Deutscher Buchpreis 2015: Lesung und Gespräch mit Frank Witzel und Andreas Rötzer

Da haben sich zwei gefunden

17. Oktober 2015
von Christiane Petersen
Der Buchpreisträger und sein Verleger im Gespräch: Frank Witzel und Andreas Rötzer waren heute im bis auf den letzten Platz besetzten Forum Börsenverein zu Gast und sprachen über den prämierten Roman "Die Erfindung der Roten Armee Fraktion". Witzel las zwei Passagen, die die Welt des dreizehnjährigen Romanhelden sehr gegenwärtig werden ließen.

Frank Witzel lächelt. Auf dem Podium, in Gesprächen, am Verlagsstand – wer dem diesjährigen Gewinner des Deutschen Buchpreises auf der Frankfurter Buchmesse über den Weg läuft, sieht einen glücklichen, gelösten Mann vor sich. Einen, der auch nach rund 60 Interviews in einer knappen Woche jedes Gespräch führt als sei es sein erstes und dabei meist ein Exemplar seines 800 Seiten umfassenden Romans »Die Erfindung der Roten Armee Fraktion durch einen manisch-depressiven Teenager im Sommer 1969« in der Hand hält.

So auch heute im Forum Börsenverein mit Börsenblatt-Redakteur Michael Roesler-Graichen und Andreas Rötzer, Verleger von Matthes & Seitz Berlin. Die Zuschauer sitzen, stehen, lehnen vor der Bühne, auch oben auf dem Podium nimmt neben den Akteuren noch das Publikum Platz.
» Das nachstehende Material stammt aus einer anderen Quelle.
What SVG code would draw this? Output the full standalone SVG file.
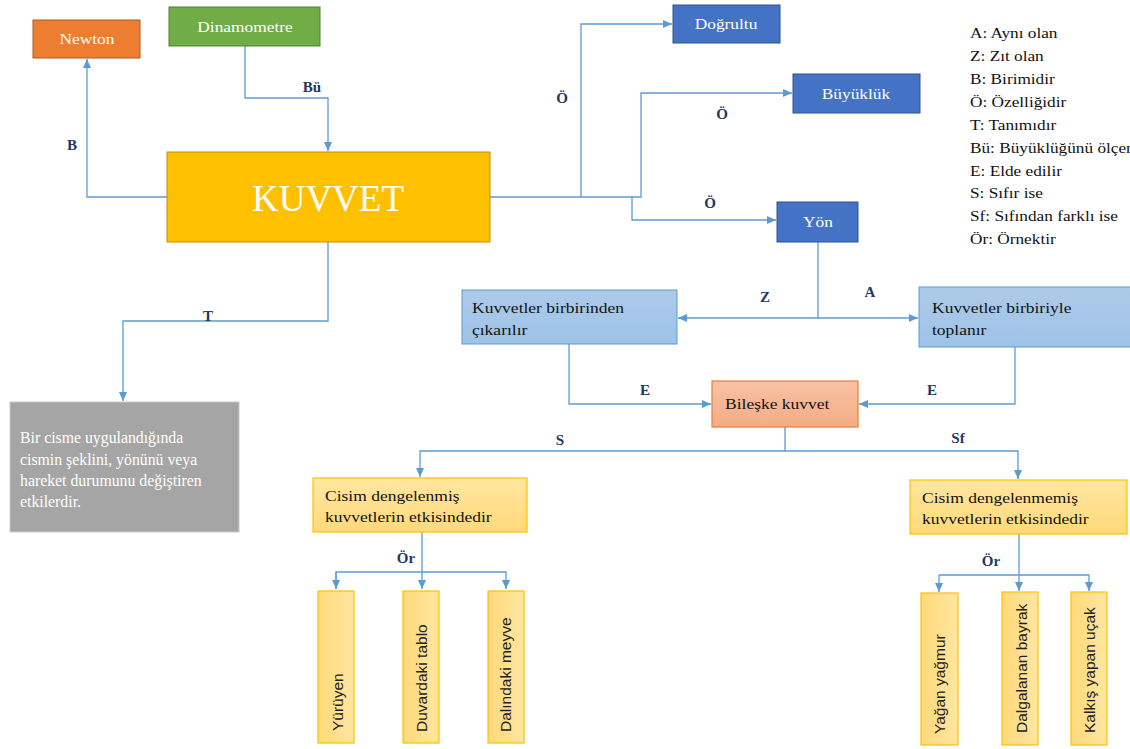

Ob es Mut brauche, ein Buch zu verlegen, das mehr als ein Kilo wiege und in Umfang und Form derart ungewöhnlich sei, fragt Redakteur Rösler-Graichen den Verleger. Rötzer schüttelt abwehrend den Kopf. „Mut impliziert die Möglichkeit des Scheiterns. Ich war sicher, dass sich dieses Buch weitervermitteln würde. “

Er hat Recht behalten – und trotzdem die Auflage mit 9.000 Stück so vorsichtig kalkuliert, dass das preisgekürte Buch schon kurz nach der Preisverleihung vergriffen war. Doch die Druckaufträge für Auflage 4 und 5 sind erteilt, am 22. Oktober soll der Titel wieder lieferbar sein. Und auch international sei die Nachfrage groß, freut sich der Berliner Verlagschef. „Nach China, Saudi-Arabien, Dänemark und in die Niederlande haben wir bereits Lizenzen verkauft.“ Und es gebe auch eine Anfrage aus Frankreich.

Witzel selbst kann diesen Erfolg noch immer kaum glauben. „Ich habe mehr oder weniger 15 Jahre lang an diesem Buch geschrieben. Es hat für mich eine außergewöhnliche Stellung, in ihm fließt die Summe meines Lebens und Arbeitens zusammen“. Er sei sich beim Schreiben aber nicht immer sicher gewesen, auf dem richtigen Weg zu sein. „Zum Glück gab es aber immer wieder Menschen, die mir positive Rückmeldung gegeben haben.“ So auch die Jury des Robert Gernhardt Preises, den Witzel 2012 für sein unveröffentlichtes Manuskript erhielt. „Ich weiß nicht, ob ich ohne den Preis das Projekt nicht doch aufgegeben hätte“.

Doch auch mit dem Robert Gernhardt Preis im Rücken war es für den in Offenbach lebenden Autor nicht einfach, einen Verlag zu finden, von 40 Verlagen meldete sich nur ein einziger mit einer positiven Rückmeldung beim heutigen Preisträger: Matthes & Seitz Berlin. Nach welchen Kriterien der Verleger sein Programm zusammenstelle, will Roesler-Graichen wissen. „Das Leben ist kurz. Ich habe beschlossen, nur Bücher zu machen, die ich auch gern lesen würde. Das ist meine Leitlinie: Ich will gereizt, aufgeregt, erregt werden. Das ist bei wenig Büchern der Fall.“ Bei Witzel schon. Und so sitzen Rötzer und Witzel derzeit an der Planung der nächsten zwei gemeinsame Buchprojekte. „Ich glaube, hier haben sich zwei gefunden, die für Erfindungsreichtum und Innovation stehen“, sagt Roesler-Graichen. Verleger und Autor lachen.